When advising clients in relation to the breakdown of a relationship, we are sometimes asked the question, “who gets to keep the pets?”

Issues relating to the asset pool and parenting matters are specifically addressed under the Family Law Act. There are ongoing calls for specific legislation to be introduced to deal with care arrangements for pets following separation. However, there is currently no legislative framework as to who is entitled to the care of the pets after the separation of a de facto relationship or marriage.

Pets and property

While many of us consider our pets to be part of the family, pets are technically categorised as ‘property’ under the Family Law Act. This means that pets are not dealt with in the same way that children are following a separation.

The Court has the power to make any orders it considers appropriate regarding the property of parties. This allows the Court to determine that a particular party is to assume ownership of a given asset (including pets). However, the Courts generally will not regard family pets (such as a cat or dog) to be an important part of a property settlement. Only income generating animals which have significant monetary value, will be given substantial consideration by the Courts, when determining an adjustment of property interests of the parties. For example, racehorses, pedigree dogs or cattle.

The Court is able to make financial adjustments in favour of one party, if that party has incurred significant costs in caring for a pet. Similarly, consideration will be given to any substantial future costs for the maintenance of a particular pet.

Deciding who gets the pet

Parties are strongly encouraged to reach an agreement on living arrangements for the pet following separation, without the Court’s intervention. This can be achieved through negotiation between the parties, mediation or negotiation through lawyers.

If there are children of the relationship, you should consider how ownership arrangements of the pet will impact on the wellbeing of the children. For example, an option might be for the pet to accompany the children from alternating residence from one parent to the other.

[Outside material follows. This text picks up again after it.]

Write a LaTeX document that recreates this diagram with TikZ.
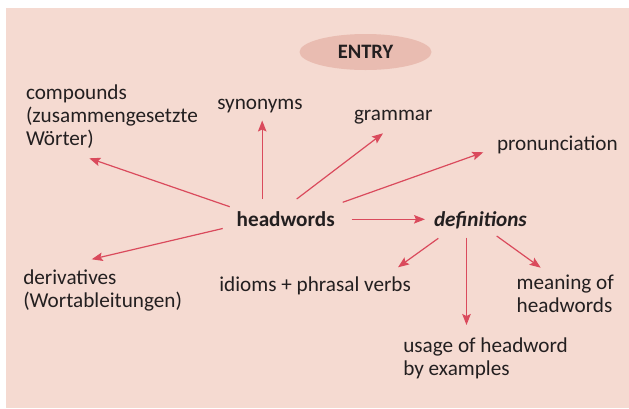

If agreement still can’t be reached on who gets the pet, the Court has the authority to make this decision for the parties. The Court can make any Orders it sees fit regarding the pet, which will be treated as an asset of the parties. This means that the Court has the power to make Orders for the pet to be sold and the sale proceeds distributed between the parties.

Things the Court would consider when determining ownership of the pet, include:

  • Who purchased the pet?
  • Who is the primary caregiver for the pet?
  • Which party has suitable living arrangements for the pet?
  • Who feeds the pet?
  • Who pays for pet insurance?
  • In whose name was the pet registered.

Parties who enter into a pre-nuptial agreement are also able to include terms relating to care arrangement for pets. This means you can predetermine who gets to keep the pet, in the event of your separation. The agreement should incorporate terms as to who meets particular costs for the pet, including insurance, vet bills and grooming.